The UK’s first safer drug consumption room is likely to be approved in Glasgow within weeks, after Scotland’s most senior law officer confirmed users would not be prosecuted.
The Scottish government’s drugs minister, Elena Whitham, told MSPs on Tuesday afternoon that proposals for the “life-saving” pilot scheme would now go before the city’s integrated joint board of council and health officials on 27 September, where it is expected to be approved and put out to public consultation.
But Whitham also faced questions from opposition members as Police Scotland figures on suspected drug deaths, also published on Tuesday, indicated a 7% increase from the same period in 2022.
Although drug legislation is reservedfor Westminster, the lord advocate, Dorothy Bain KC, can modify prosecution policy.
Bain, who has previously recommended that individuals caught in possession of class A drugs could be issued with a police warning, said she believed it would “not be in the public interest to prosecute drug users for simple possession offences committed within a pilot safer drugs consumption facility”.
This was welcomed as “fantastic news and a real step forward” by Whitham, and a vindication for campaigners who believe such a pilot could play an essential role in efforts to tackle the country’s chronic and epidemic drug fatality rates.
One former heroin user turned reformer, Peter Krykant, operated an illegal consumption facility from his van for a time, in order to highlight the internationally recognised benefits of offering both overdose prevention and access to information and support to those struggling with addiction.
While SNP-led Glasgow city council and the Scottish government have been supportive of such a pilot for years, there is now signifiant cross-party momentum at Holyrood from Scottish Labour, the Scottish Lib Dems and the Scottish Greens.
In contrast to their UK counterparts, the Scottish Tories have agreed they would not block the proposal, with the party’s leader, Douglas Ross, suggesting that while he has “significant reservations” he supports a range of options being explored.
Whitham has repeated calls to the UK government to either give approval for a pilot or devolve necessary powers – as recently recommended by Westminster’s home affairs committee – pointing out that Bain’s position was focused solely on a Glasgow pilot and would not allow her government to roll out the policy nationally.
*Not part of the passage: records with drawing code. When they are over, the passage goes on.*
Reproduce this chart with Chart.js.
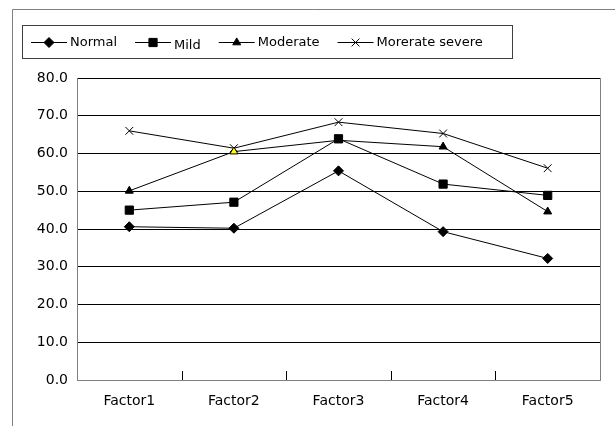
<!DOCTYPE html>
<html lang="en">
<head>
<meta charset="UTF-8">
<title>Factors by severity</title>
<script src="https://cdn.jsdelivr.net/npm/chart.js"></script>
<style>
  html, body { margin: 0; padding: 0; background: #fff; }
  #wrap { width: 615px; height: 426px; }
</style>
</head>
<body>
<div id="wrap"><canvas id="chart" width="615" height="426"></canvas></div>
<script>
    const factors = ["Factor1", "Factor2", "Factor3", "Factor4", "Factor5"]
    const normal = [40.6, 40.2, 55.4, 39.3, 32.2]
    const mild = [45.0, 47.1, 63.9, 51.9, 48.9]
    const moderate = [50.1, 60.5, 63.5, 61.8, 44.6]
    const severe = [66.0, 61.4, 68.3, 65.3, 56.1]
    const yMin = 0, yMax = 80, yStep = 10

    const FONT = '"DejaVu Sans", sans-serif'

    // grey frame round the whole chart (cut off at right and bottom)
    const framePlugin = {
        id: 'frame',
        beforeDraw(chart) {
            const ctx = chart.ctx
            ctx.save()
            ctx.fillStyle = '#fff'
            ctx.fillRect(0, 0, chart.width, chart.height)
            ctx.strokeStyle = '#808080'
            ctx.lineWidth = 1
            ctx.beginPath()
            ctx.moveTo(12.5, chart.height)
            ctx.lineTo(12.5, 9.5)
            ctx.lineTo(chart.width, 9.5)
            ctx.stroke()
            ctx.restore()
        },
        beforeDatasetsDraw(chart) {
            const ctx = chart.ctx
            const a = chart.chartArea
            const xs = chart.scales.x
            ctx.save()
            ctx.strokeStyle = '#808080'
            ctx.lineWidth = 1
            ctx.beginPath()
            ctx.moveTo(Math.round(a.right) + 0.5, a.top)
            ctx.lineTo(Math.round(a.right) + 0.5, a.bottom)
            ctx.stroke()
            // category boundary ticks pointing up into the plot
            ctx.strokeStyle = '#000'
            ctx.beginPath()
            for (let i = 1; i < factors.length; i++) {
                const bx = Math.round((xs.getPixelForValue(i - 1) + xs.getPixelForValue(i)) / 2) + 0.5
                ctx.moveTo(bx, a.bottom - 9)
                ctx.lineTo(bx, a.bottom)
            }
            ctx.stroke()
            ctx.restore()
        }
    }

    // legend box: line with marker, then label
    const legendPlugin = {
        id: 'lineLegend',
        afterDraw(chart) {
            const ctx = chart.ctx
            const cy = 42.5
            ctx.save()
            ctx.strokeStyle = '#404040'
            ctx.lineWidth = 1
            ctx.strokeRect(22.5, 25.5, 490, 33)
            ctx.font = '13px ' + FONT
            ctx.textBaseline = 'middle'
            let x = 31
            chart.data.datasets.forEach(ds => {
                ctx.strokeStyle = '#000'
                ctx.lineWidth = 1
                ctx.beginPath()
                ctx.moveTo(x, cy)
                ctx.lineTo(x + 36, cy)
                ctx.stroke()
                ctx.fillStyle = '#000'
                Chart.helpers.drawPoint(ctx, {
                    pointStyle: ds.pointStyle,
                    radius: ds.pointRadius,
                    borderWidth: 1,
                    rotation: 0
                }, x + 18, cy)
                ctx.fillStyle = '#000'
                const dy = ds.label === 'Mild' ? 3 : 0
                ctx.fillText(ds.label, x + 39, cy + dy)
                x += 39 + ctx.measureText(ds.label).width + 18
            })
            ctx.restore()
        }
    }

    function line(label, data, style, radius, fills) {
        return {
            label: label,
            data: data,
            borderColor: '#000',
            borderWidth: 1,
            tension: 0,
            pointStyle: style,
            pointRadius: radius,
            pointBorderColor: '#000',
            pointBorderWidth: 1,
            pointBackgroundColor: fills || '#000'
        }
    }

    new Chart(document.getElementById('chart'), {
        type: 'line',
        data: {
            labels: factors,
            datasets: [
                line('Normal', normal, 'rectRot', 5),
                line('Mild', mild, 'rect', 5.8),
                line('Moderate', moderate, 'triangle', 4.6, ['#000', '#ffff00', '#000', '#000', '#000']),
                line('Morerate severe', severe, 'crossRot', 5.5)
            ]
        },
        options: {
            responsive: false,
            animation: false,
            layout: { padding: { top: 78, right: 15, left: 0, bottom: 0 } },
            plugins: {
                legend: { display: false },
                tooltip: { enabled: false }
            },
            scales: {
                x: {
                    offset: true,
                    grid: { display: false, drawTicks: false },
                    border: { color: '#808080', width: 1 },
                    ticks: { color: '#000', font: { family: FONT, size: 14 }, padding: 13, maxRotation: 0 },
                    afterFit(s) { s.height = 46 }
                },
                y: {
                    min: yMin,
                    max: yMax,
                    grid: { color: '#000', lineWidth: 1, drawTicks: false },
                    border: { color: '#808080', width: 1 },
                    ticks: {
                        stepSize: yStep,
                        color: '#000',
                        font: { family: FONT, size: 14 },
                        padding: 9,
                        callback: v => v.toFixed(1)
                    },
                    afterFit(s) { s.width = 77 }
                }
            }
        },
        plugins: [framePlugin, legendPlugin]
    })
</script>
</body>
</html>
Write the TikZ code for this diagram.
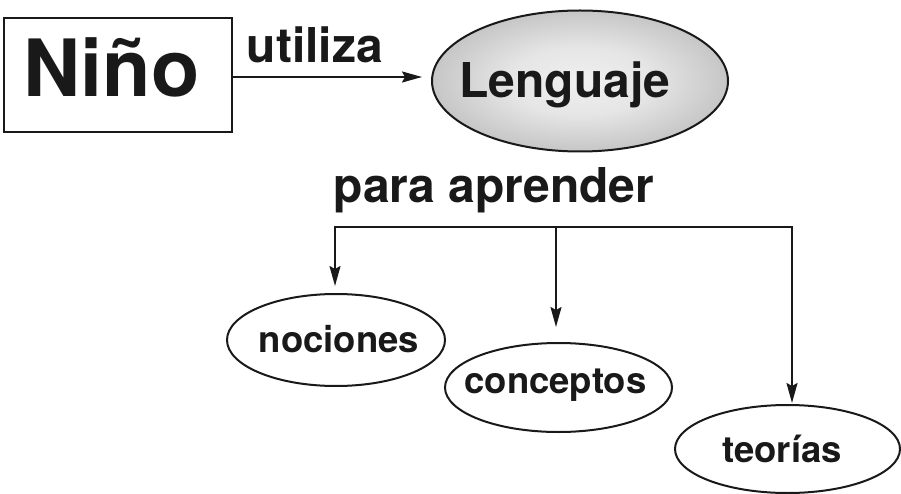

Responding to Bain’s statement, a Home Office spokesperson said: “There is no safe way to take illegal drugs, which devastate lives, ruin families and damage communities and we have no plans to consider this.”
Welcoming the lord advocate’s “pragmatic approach”, Scottish Labour’s deputy leader, Jackie Baillie, told Whitham the pilot could only be one part of the fight against drug deaths: “We need to ensure that treatment and rehabilitation services are available when people need them.”
In her statement, Bain added that it was of “the utmost importance” that Police Scotland “retain the ability to effectively police the facility and ensure that the wider community, those operating the site and those using the facility can be kept safe”.
Police Scotland assistant chief constable Gary Ritchie said the force was committed to working in partnership to reduce drug-related harms, but said it was “important to note that existing legislation will not be changing and, while we may take an overall supportive policing approach, police officers will still be bound by their legal duty to uphold the law and will not be able to simply ignore acts of criminality which they see occurring”.